Something I don’t understand —- we’ve all heard the commentators say that Obamacare, The “Affordable Care Act,” [Joke!] failed to contain a severability clause, a clause that if any part of it were unconstitutional the remainder would remain in force. Without such a clause it has been said that if the individual mandate in found unconstitutional the whole things falls. That would certainly be possible but the Supreme Court doesn’t always rule that way even when there is not a severability clause in a piece of legislation in which a certain provision is found unconstitutional. But I think, based on what I’re read [not the Act itself, at my age I don’t have enough time remaining on this earth to read that monstrosity] the Act actually contains a clause saying that if any part of it is ruled unconstitutional then then entire law shall become inoperative. That’s the opposite of a severability clause; that’s a non-severabiltity clause.

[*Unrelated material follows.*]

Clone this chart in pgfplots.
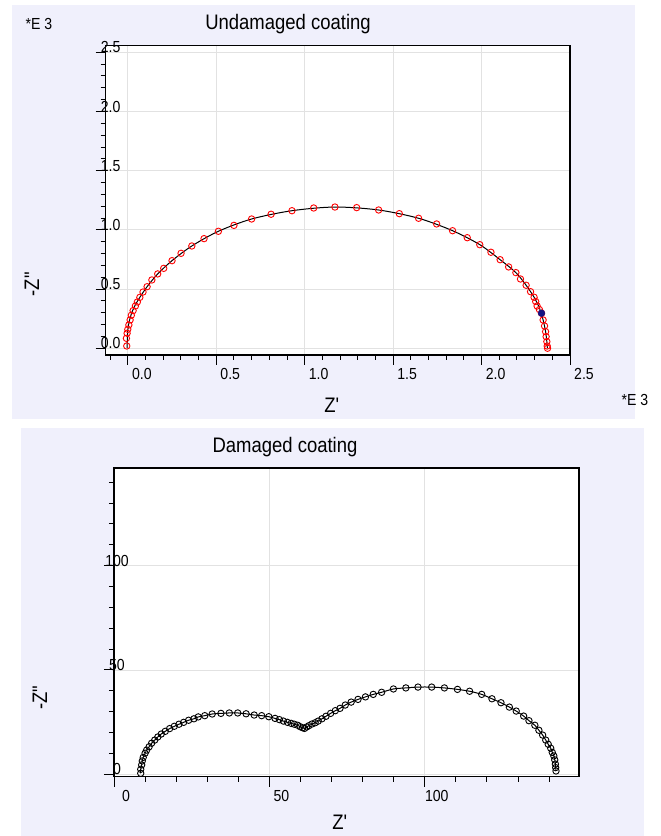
\documentclass[border=0pt]{standalone}
\usepackage{fontspec}
\setmainfont{Liberation Sans}
\newfontfamily\narrowfont[FakeStretch=0.88]{Liberation Sans}
\usepackage{pgfplots}
\pgfplotsset{compat=1.18}
\usepackage{pgfplotstable}

\definecolor{panelbg}{RGB}{240,240,252}
\definecolor{gridgray}{RGB}{226,226,226}
\definecolor{ptred}{RGB}{255,0,0}
\definecolor{selblue}{RGB}{20,20,130}

% Z' and -Z'' in units of 1E3 ohm (undamaged)
\pgfplotstableread{
zr zi
-0.006 0.019
-0.008 0.084
-0.004 0.127
0.000 0.160
0.006 0.197
0.013 0.239
0.020 0.279
0.030 0.318
0.043 0.357
0.054 0.391
0.068 0.430
0.086 0.475
0.109 0.520
0.136 0.577
0.169 0.628
0.203 0.675
0.250 0.740
0.301 0.802
0.362 0.864
0.431 0.926
0.512 0.988
0.600 1.038
0.700 1.092
0.810 1.132
0.928 1.162
1.051 1.185
1.171 1.193
1.294 1.188
1.418 1.168
1.535 1.137
1.644 1.098
1.746 1.050
1.836 0.993
1.919 0.934
1.990 0.875
2.053 0.811
2.105 0.748
2.153 0.687
2.194 0.639
2.220 0.585
2.252 0.532
2.277 0.478
2.297 0.431
2.306 0.395
2.314 0.357
2.327 0.327
2.339 0.296
2.348 0.239
2.356 0.188
2.362 0.140
2.365 0.098
2.369 0.056
2.371 0.019
2.373 0.000
}\undamaged

\pgfplotstableread{
zr zi
-0.004 0.000
-0.003 0.060
0.000 0.150
0.007 0.220
0.020 0.290
0.040 0.360
0.068 0.430
0.109 0.520
0.169 0.628
0.250 0.740
0.362 0.864
0.512 0.988
0.700 1.092
0.928 1.162
1.171 1.193
1.418 1.168
1.644 1.098
1.836 0.993
1.990 0.875
2.105 0.748
2.194 0.639
2.252 0.532
2.297 0.431
2.327 0.340
2.348 0.239
2.362 0.140
2.369 0.056
2.372 0.000
}\undamagedfit

% damaged coating, ohm
\pgfplotstableread{
zr zi
8.6 0.5
8.6 2.4
8.9 4.5
9.1 6.4
9.4 8.1
10.0 10.1
10.5 11.6
11.3 13.2
12.1 14.9
13.1 16.4
14.1 17.9
15.2 19.3
16.5 20.6
17.9 21.9
19.4 23.0
20.9 24.0
22.4 24.9
24.0 25.9
25.7 26.6
27.1 27.5
29.2 28.1
31.6 28.9
34.4 29.2
37.1 29.4
39.8 29.4
42.5 29.0
45.1 28.4
47.5 28.1
49.8 27.6
51.8 26.8
53.2 26.2
54.5 25.5
55.8 24.9
57.0 24.4
58.0 24.0
59.1 23.5
59.9 22.8
60.7 22.3
61.3 22.0
62.0 22.7
62.7 23.3
63.7 24.1
64.7 24.7
65.7 25.5
66.9 26.6
68.2 27.8
69.7 29.2
71.2 30.5
72.7 31.6
74.4 33.2
76.3 34.6
78.5 35.9
80.9 37.1
83.4 38.3
86.1 39.3
89.9 40.9
93.9 41.4
97.8 41.8
102.2 41.8
106.3 41.4
110.5 40.7
114.4 39.8
118.3 38.3
121.6 36.2
124.5 34.3
127.2 32.2
129.4 30.3
131.8 27.9
133.5 25.7
135.4 23.5
136.7 21.1
137.9 18.8
138.9 16.4
139.7 14.4
140.5 12.5
141.0 10.5
141.5 8.8
141.8 6.9
142.0 4.9
142.1 3.2
142.2 1.6
}\damaged

\pgfplotsset{
  eisaxis/.style={
    scale only axis, anchor=south west,
    axis line style={black, line width=1.2pt},
    tick align=outside, xtick pos=bottom, ytick pos=left,
    major tick length=10pt, minor tick length=5pt,
    every tick/.style={black, line width=1pt},
    grid=major, major grid style={gridgray, line width=0.8pt},
    ticklabel style={font=\narrowfont\fontsize{16}{16}\selectfont, inner sep=0pt},
    /pgf/number format/assume math mode=true,
    yticklabel style={anchor=south},
    xticklabel style={anchor=north},
    axis background/.style={fill=white},
  },
}

\begin{document}
\begin{tikzpicture}
\fill[white] (0,0) rectangle (661pt,836pt);
\fill[panelbg] (12pt,417pt) rectangle (635pt,831pt);
\fill[panelbg] (21pt,0pt) rectangle (644pt,408pt);

\begin{axis}[eisaxis,
    at={(105.7pt,481pt)}, width=464.3pt, height=309.3pt,
    xmin=-0.125, xmax=2.5, ymin=-0.057, ymax=2.556,
    xtick={0,0.5,1,1.5,2,2.5}, xticklabels={0.0,0.5,1.0,1.5,2.0,2.5},
    ytick={0,0.5,1,1.5,2,2.5}, yticklabels={0.0,0.5,1.0,1.5,2.0,2.5},
    minor xtick={-0.1,0,...,2.5}, minor ytick={0,0.1,...,2.5},
    xticklabel style={xshift=14pt, yshift=-3pt},
    yticklabel style={xshift=15pt, yshift=-1pt},
]
\addplot[ptred, only marks, mark=o, mark size=3.2pt, mark options={line width=0.9pt}] table[x=zr, y=zi] {\undamaged};
\addplot[black, line width=1pt, smooth] table[x=zr, y=zi] {\undamagedfit};
\addplot[selblue, only marks, mark=*, mark size=3.4pt] coordinates {(2.339,0.296)};
\end{axis}

\begin{axis}[eisaxis,
    at={(114pt,59.3pt)}, width=465pt, height=308.7pt,
    xmin=0, xmax=149.6, ymin=-1.15, ymax=146.8,
    xtick={0,50,100}, ytick={0,50,100},
    minor xtick={0,10,...,140}, minor ytick={0,10,...,140},
    xticklabel style={xshift=12pt, yshift=-3pt},
    yticklabel style={xshift=13pt, yshift=-1pt},
]
\addplot[black, only marks, mark=o, mark size=3.2pt, mark options={line width=0.9pt}] table[x=zr, y=zi] {\damaged};
\addplot[black, line width=1pt, smooth] table[x=zr, y=zi] {\damaged};
\end{axis}

\node[font=\narrowfont\fontsize{21}{21}\selectfont] at (288pt,812pt) {Undamaged coating};
\node[font=\narrowfont\fontsize{16}{16}\selectfont] at (39pt,812pt) {*E 3};
\node[font=\narrowfont\fontsize{16}{16}\selectfont] at (635pt,436pt) {*E 3};
\node[font=\narrowfont\fontsize{21}{21}\selectfont] at (332pt,431pt) {Z\textquotesingle};
\node[font=\narrowfont\fontsize{21}{21}\selectfont, rotate=90] at (32pt,552pt) {-Z\textquotedbl};

\node[font=\narrowfont\fontsize{21}{21}\selectfont] at (285pt,389pt) {Damaged coating};
\node[font=\narrowfont\fontsize{21}{21}\selectfont] at (340pt,14pt) {Z\textquotesingle};
\node[font=\narrowfont\fontsize{21}{21}\selectfont, rotate=90] at (40pt,139pt) {-Z\textquotedbl};
\end{tikzpicture}
\end{document}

Why would Obama and the Democrats have put such a clause in it? Simple, they were so arrogant they thought such a clause would give the Supreme Court pause in ruling any part of it unconstitutional because that would kill the whole thing. They thought this was going to be so popular with the people the Supreme Court would not dare to make any ruling that would killany part of it lest all of Obamacare fall. Remember Nancy Pelosi’s self-assured gloating after it was passed by political trickery, “We had to pass it so we could see what is in it.” Ha! Democrats were misled by their own arrogance. This thing was wildly unpopular from the day it was passed and has just gotten more unpopular since.
I could be wrong about Obamacare containing such a non-severability clause, and the fact that few commentators have mentioned it may indicate that I am. But some people who’ve actually read it claim that it does. Nobody has given told me what section or shown me the language, though. One thing is for sure, not a single Congress person who voted for it ever read it. So I guess we’ll find out in June when the Supremes announce their decision.
One thing more. Anthony Kennedy, a single human being, as flawed and imperfect as any of us, holds the future and the fate of 311 million people in his hands? Our freedom depends on what side of the bed Anthony Kennedy got up on this morning? Something wrong about that. That’s not what the founding fathers every thought would happen. They certainly tried to give us a country where that would not happen. I don’t believe they failed, I think the last several generations of people have failed.
UPDATE: I didn’t explain severability very well. If a piece of legislation does not contain a severability clause, the rule is that the court will strike the whole thing if any part of it is unconstitutional if,and only if, it appears from all the facts and circumstances that Congress would not have passed the law without the part that has been found to be unconstitutional. If legislation does contain a severability clause, and if that clause does not exclude the part that has been found to be unconstitutional, then the rest of the law stands. In the case of Obamacare, it originally did contain a severabilty clause, but the Democrats intentionally took it out. Therefore, it appears from this fact that they would not have passed it without the part that might be found unconstitutional, the individual mandate. Thus the rule of severability will dictate that if the individual mandate is struck down, Obamacare in its entirety should be struck down. OK, that’s the rule, but will they follow it? The answer is that they are the Supremes and they choose if and when to follow a rule, even a rule they have made for themselves, and they choose when not to follow it. Don’t you wish you could do that? Good work if you can get it.